The Novelist Who Wrote the Titanic's Death 14 Years Before It Happened
Imagine writing a disaster novel so accurate that when the real tragedy strikes 14 years later, people wonder if you're a time traveler. That's exactly what happened to Morgan Robertson, an American author whose 1898 novella "Futility" reads like a blueprint for the Titanic disaster.
The Fictional Ship That Became All Too Real
Robertson's story centered on a massive ocean liner called the Titan — note the eerily similar name. In his tale, this "unsinkable" ship struck an iceberg in the North Atlantic during an April voyage and sank with devastating loss of life. Sound familiar?
The parallels between Robertson's fictional Titan and the real Titanic go far beyond the basic plot. Both ships were British-built luxury liners designed to carry the wealthy elite across the Atlantic. Both were considered unsinkable marvels of engineering. And both met their doom in the same stretch of icy North Atlantic waters.
But the similarities get downright spooky when you dive into the technical details.
When Fiction Mirrors Reality with Surgical Precision
Robertson's Titan measured 800 feet long and could reach speeds of 25 knots. The real Titanic? 882 feet long with a top speed of 24 knots. The fictional ship displaced 75,000 tons; the Titanic displaced 66,000 tons. Both ships could carry around 3,000 people, and both had a critical shortage of lifeboats — enough for only about one-third of those aboard.
The collision details are equally chilling. In Robertson's story, the Titan strikes an iceberg on its starboard side on a cold April night. The Titanic? Same side, same month, same deadly outcome. Both ships were traveling at near-maximum speed when they hit, and both sank within hours.
Even the human drama matches up. Robertson wrote about passengers trapped below deck as the ship tilted and took on water, about the wealthy and poor meeting the same fate, and about the inadequate lifeboat capacity that turned a maritime accident into a massacre.
The Prophet, the Analyst, or the Lucky Guesser?
So how did a relatively obscure American novelist nail the details of history's most famous maritime disaster with such precision?
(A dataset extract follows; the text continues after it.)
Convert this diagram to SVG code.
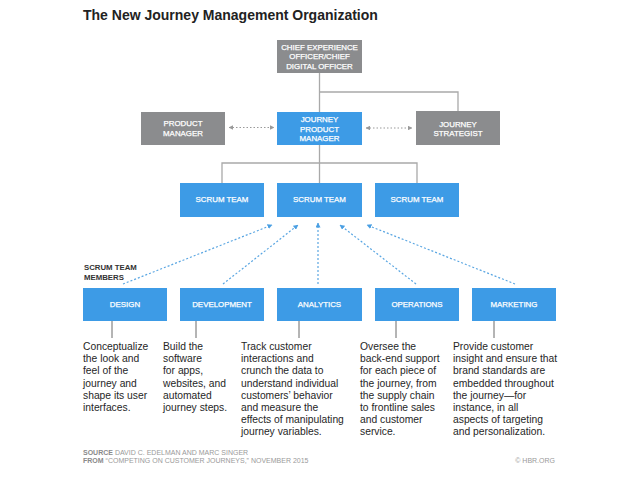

The theories range from supernatural to surprisingly practical.
Some people genuinely believed Robertson had psychic abilities. After the Titanic sank, he received letters from people convinced he was a prophet who had seen the future. The author himself seemed baffled by the accuracy of his predictions, later saying he had simply written what seemed like a plausible scenario.
But maritime experts offer a more grounded explanation: Robertson was an experienced seaman who understood the shipping industry's dangerous trajectory. In the 1890s, ocean liners were getting bigger, faster, and more luxurious while safety regulations lagged behind. Ships were racing across the North Atlantic on tight schedules, often ignoring ice warnings to maintain their prestigious arrival times.
Robertson likely observed these trends and extrapolated them to their logical — and tragic — conclusion. He saw an industry prioritizing speed and luxury over safety, and he imagined what would happen when that philosophy met an immovable object made of ice.
The Coincidence That Changed Maritime Law
The most remarkable aspect of this story isn't just that Robertson predicted the disaster — it's that his fictional catastrophe helped prevent future real ones. "Futility" was republished after the Titanic sank, and it became a powerful piece of evidence in the push for maritime safety reforms.
The book's detailed description of inadequate lifeboat capacity helped drive home the point that regulations needed to change. Robertson had written about a ship with lifeboats for only 500 people out of 3,000 aboard. The Titanic had lifeboat capacity for 1,178 people out of more than 2,200 on board. Both numbers were technically legal under existing regulations, but both were morally indefensible.
When Reality Borrows from Fiction
Robertson's story raises fascinating questions about the relationship between fiction and reality. Did he predict the future, or did he simply understand the present so well that the future became inevitable? Was the Titanic disaster a coincidence, or was it the predictable result of an industry that valued profit over safety?
The truth is probably somewhere in between. Robertson combined his maritime knowledge with a storyteller's instinct for drama, creating a scenario that was both plausible and compelling. He didn't need supernatural powers to see disaster coming — he just needed to pay attention to the warning signs that everyone else was ignoring.
In the end, Morgan Robertson's greatest achievement wasn't predicting the future — it was creating a work of fiction so grounded in reality that when tragedy struck, his book became a roadmap for understanding what went wrong. Sometimes the most powerful stories are the ones that come true, even when we wish they hadn't.